# THE PROBLEM
Do not include the pictures; repeat the rest of the data exactly.

# SUPPLIED INFORMATION

---*---

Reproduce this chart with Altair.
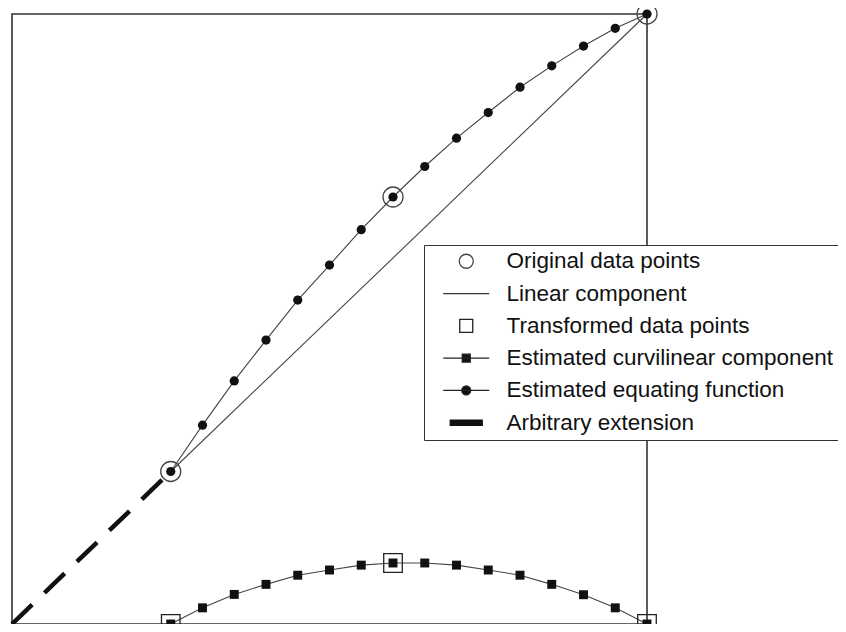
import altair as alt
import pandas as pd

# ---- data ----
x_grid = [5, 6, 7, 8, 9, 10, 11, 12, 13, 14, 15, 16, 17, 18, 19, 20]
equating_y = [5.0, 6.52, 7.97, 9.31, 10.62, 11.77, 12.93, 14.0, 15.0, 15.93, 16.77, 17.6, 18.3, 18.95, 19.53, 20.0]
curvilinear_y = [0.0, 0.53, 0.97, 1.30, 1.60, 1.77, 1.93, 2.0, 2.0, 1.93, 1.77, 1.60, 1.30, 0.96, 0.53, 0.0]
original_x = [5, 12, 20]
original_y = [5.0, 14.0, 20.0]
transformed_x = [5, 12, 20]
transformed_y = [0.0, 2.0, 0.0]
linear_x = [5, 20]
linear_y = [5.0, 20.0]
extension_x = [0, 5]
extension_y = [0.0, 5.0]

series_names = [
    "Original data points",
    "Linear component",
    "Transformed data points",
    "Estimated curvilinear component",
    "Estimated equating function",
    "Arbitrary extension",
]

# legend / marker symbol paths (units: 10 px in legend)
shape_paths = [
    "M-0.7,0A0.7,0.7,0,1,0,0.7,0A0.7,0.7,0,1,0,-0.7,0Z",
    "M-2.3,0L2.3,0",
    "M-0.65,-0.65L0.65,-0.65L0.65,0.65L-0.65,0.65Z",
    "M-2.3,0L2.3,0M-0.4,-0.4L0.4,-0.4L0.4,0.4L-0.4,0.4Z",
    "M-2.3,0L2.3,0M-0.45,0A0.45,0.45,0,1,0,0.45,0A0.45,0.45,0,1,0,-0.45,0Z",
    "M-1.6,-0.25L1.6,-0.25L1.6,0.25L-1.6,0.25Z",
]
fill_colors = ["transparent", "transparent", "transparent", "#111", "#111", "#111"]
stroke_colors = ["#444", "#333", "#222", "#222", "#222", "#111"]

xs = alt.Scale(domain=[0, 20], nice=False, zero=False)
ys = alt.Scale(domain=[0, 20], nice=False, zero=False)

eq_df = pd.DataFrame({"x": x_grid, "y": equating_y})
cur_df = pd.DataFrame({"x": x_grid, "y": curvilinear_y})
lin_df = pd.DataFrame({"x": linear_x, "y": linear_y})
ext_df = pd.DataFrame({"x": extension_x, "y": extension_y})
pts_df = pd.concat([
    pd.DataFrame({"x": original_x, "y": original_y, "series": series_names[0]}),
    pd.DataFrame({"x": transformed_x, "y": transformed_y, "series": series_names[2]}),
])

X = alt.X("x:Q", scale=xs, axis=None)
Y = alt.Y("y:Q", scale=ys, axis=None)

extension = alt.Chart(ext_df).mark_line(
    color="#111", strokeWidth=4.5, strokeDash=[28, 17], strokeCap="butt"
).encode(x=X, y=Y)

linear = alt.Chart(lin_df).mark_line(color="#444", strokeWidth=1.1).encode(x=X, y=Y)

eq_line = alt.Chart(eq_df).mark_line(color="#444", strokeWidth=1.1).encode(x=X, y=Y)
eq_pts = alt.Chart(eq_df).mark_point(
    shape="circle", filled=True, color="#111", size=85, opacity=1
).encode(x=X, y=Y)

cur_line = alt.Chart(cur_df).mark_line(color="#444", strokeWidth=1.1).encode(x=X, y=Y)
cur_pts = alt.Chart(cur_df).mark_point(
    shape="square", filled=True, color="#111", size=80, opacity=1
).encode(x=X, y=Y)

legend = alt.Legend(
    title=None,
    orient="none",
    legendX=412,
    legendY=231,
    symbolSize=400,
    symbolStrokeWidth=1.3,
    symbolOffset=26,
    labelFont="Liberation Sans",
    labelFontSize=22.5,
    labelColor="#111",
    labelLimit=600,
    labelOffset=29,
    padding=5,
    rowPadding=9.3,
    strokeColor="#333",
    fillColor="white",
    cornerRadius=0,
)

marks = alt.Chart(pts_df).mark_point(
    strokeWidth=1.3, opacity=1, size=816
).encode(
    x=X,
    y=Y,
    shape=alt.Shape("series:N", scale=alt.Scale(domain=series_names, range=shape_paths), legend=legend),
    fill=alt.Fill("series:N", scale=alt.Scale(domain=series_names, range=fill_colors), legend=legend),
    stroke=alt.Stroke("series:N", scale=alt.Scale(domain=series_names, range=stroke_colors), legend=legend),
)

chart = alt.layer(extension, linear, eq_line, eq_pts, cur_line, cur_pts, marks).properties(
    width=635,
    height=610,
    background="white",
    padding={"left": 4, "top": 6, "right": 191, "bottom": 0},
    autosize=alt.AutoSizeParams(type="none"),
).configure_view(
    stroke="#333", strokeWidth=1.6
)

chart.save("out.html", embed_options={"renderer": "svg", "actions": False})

---*---

# REPLY TO THE EXERCISE
Reproduce this chart with Altair.
import altair as alt
import pandas as pd

# ---- data ----
x_grid = [5, 6, 7, 8, 9, 10, 11, 12, 13, 14, 15, 16, 17, 18, 19, 20]
equating_y = [5.0, 6.52, 7.97, 9.31, 10.62, 11.77, 12.93, 14.0, 15.0, 15.93, 16.77, 17.6, 18.3, 18.95, 19.53, 20.0]
curvilinear_y = [0.0, 0.53, 0.97, 1.30, 1.60, 1.77, 1.93, 2.0, 2.0, 1.93, 1.77, 1.60, 1.30, 0.96, 0.53, 0.0]
original_x = [5, 12, 20]
original_y = [5.0, 14.0, 20.0]
transformed_x = [5, 12, 20]
transformed_y = [0.0, 2.0, 0.0]
linear_x = [5, 20]
linear_y = [5.0, 20.0]
extension_x = [0, 5]
extension_y = [0.0, 5.0]

series_names = [
    "Original data points",
    "Linear component",
    "Transformed data points",
    "Estimated curvilinear component",
    "Estimated equating function",
    "Arbitrary extension",
]

# legend / marker symbol paths (units: 10 px in legend)
shape_paths = [
    "M-0.7,0A0.7,0.7,0,1,0,0.7,0A0.7,0.7,0,1,0,-0.7,0Z",
    "M-2.3,0L2.3,0",
    "M-0.65,-0.65L0.65,-0.65L0.65,0.65L-0.65,0.65Z",
    "M-2.3,0L2.3,0M-0.4,-0.4L0.4,-0.4L0.4,0.4L-0.4,0.4Z",
    "M-2.3,0L2.3,0M-0.45,0A0.45,0.45,0,1,0,0.45,0A0.45,0.45,0,1,0,-0.45,0Z",
    "M-1.6,-0.25L1.6,-0.25L1.6,0.25L-1.6,0.25Z",
]
fill_colors = ["transparent", "transparent", "transparent", "#111", "#111", "#111"]
stroke_colors = ["#444", "#333", "#222", "#222", "#222", "#111"]

xs = alt.Scale(domain=[0, 20], nice=False, zero=False)
ys = alt.Scale(domain=[0, 20], nice=False, zero=False)

eq_df = pd.DataFrame({"x": x_grid, "y": equating_y})
cur_df = pd.DataFrame({"x": x_grid, "y": curvilinear_y})
lin_df = pd.DataFrame({"x": linear_x, "y": linear_y})
ext_df = pd.DataFrame({"x": extension_x, "y": extension_y})
pts_df = pd.concat([
    pd.DataFrame({"x": original_x, "y": original_y, "series": series_names[0]}),
    pd.DataFrame({"x": transformed_x, "y": transformed_y, "series": series_names[2]}),
])

X = alt.X("x:Q", scale=xs, axis=None)
Y = alt.Y("y:Q", scale=ys, axis=None)

extension = alt.Chart(ext_df).mark_line(
    color="#111", strokeWidth=4.5, strokeDash=[28, 17], strokeCap="butt"
).encode(x=X, y=Y)

linear = alt.Chart(lin_df).mark_line(color="#444", strokeWidth=1.1).encode(x=X, y=Y)

eq_line = alt.Chart(eq_df).mark_line(color="#444", strokeWidth=1.1).encode(x=X, y=Y)
eq_pts = alt.Chart(eq_df).mark_point(
    shape="circle", filled=True, color="#111", size=85, opacity=1
).encode(x=X, y=Y)

cur_line = alt.Chart(cur_df).mark_line(color="#444", strokeWidth=1.1).encode(x=X, y=Y)
cur_pts = alt.Chart(cur_df).mark_point(
    shape="square", filled=True, color="#111", size=80, opacity=1
).encode(x=X, y=Y)

legend = alt.Legend(
    title=None,
    orient="none",
    legendX=412,
    legendY=231,
    symbolSize=400,
    symbolStrokeWidth=1.3,
    symbolOffset=26,
    labelFont="Liberation Sans",
    labelFontSize=22.5,
    labelColor="#111",
    labelLimit=600,
    labelOffset=29,
    padding=5,
    rowPadding=9.3,
    strokeColor="#333",
    fillColor="white",
    cornerRadius=0,
)

marks = alt.Chart(pts_df).mark_point(
    strokeWidth=1.3, opacity=1, size=816
).encode(
    x=X,
    y=Y,
    shape=alt.Shape("series:N", scale=alt.Scale(domain=series_names, range=shape_paths), legend=legend),
    fill=alt.Fill("series:N", scale=alt.Scale(domain=series_names, range=fill_colors), legend=legend),
    stroke=alt.Stroke("series:N", scale=alt.Scale(domain=series_names, range=stroke_colors), legend=legend),
)

chart = alt.layer(extension, linear, eq_line, eq_pts, cur_line, cur_pts, marks).properties(
    width=635,
    height=610,
    background="white",
    padding={"left": 4, "top": 6, "right": 191, "bottom": 0},
    autosize=alt.AutoSizeParams(type="none"),
).configure_view(
    stroke="#333", strokeWidth=1.6
)

chart.save("out.html", embed_options={"renderer": "svg", "actions": False})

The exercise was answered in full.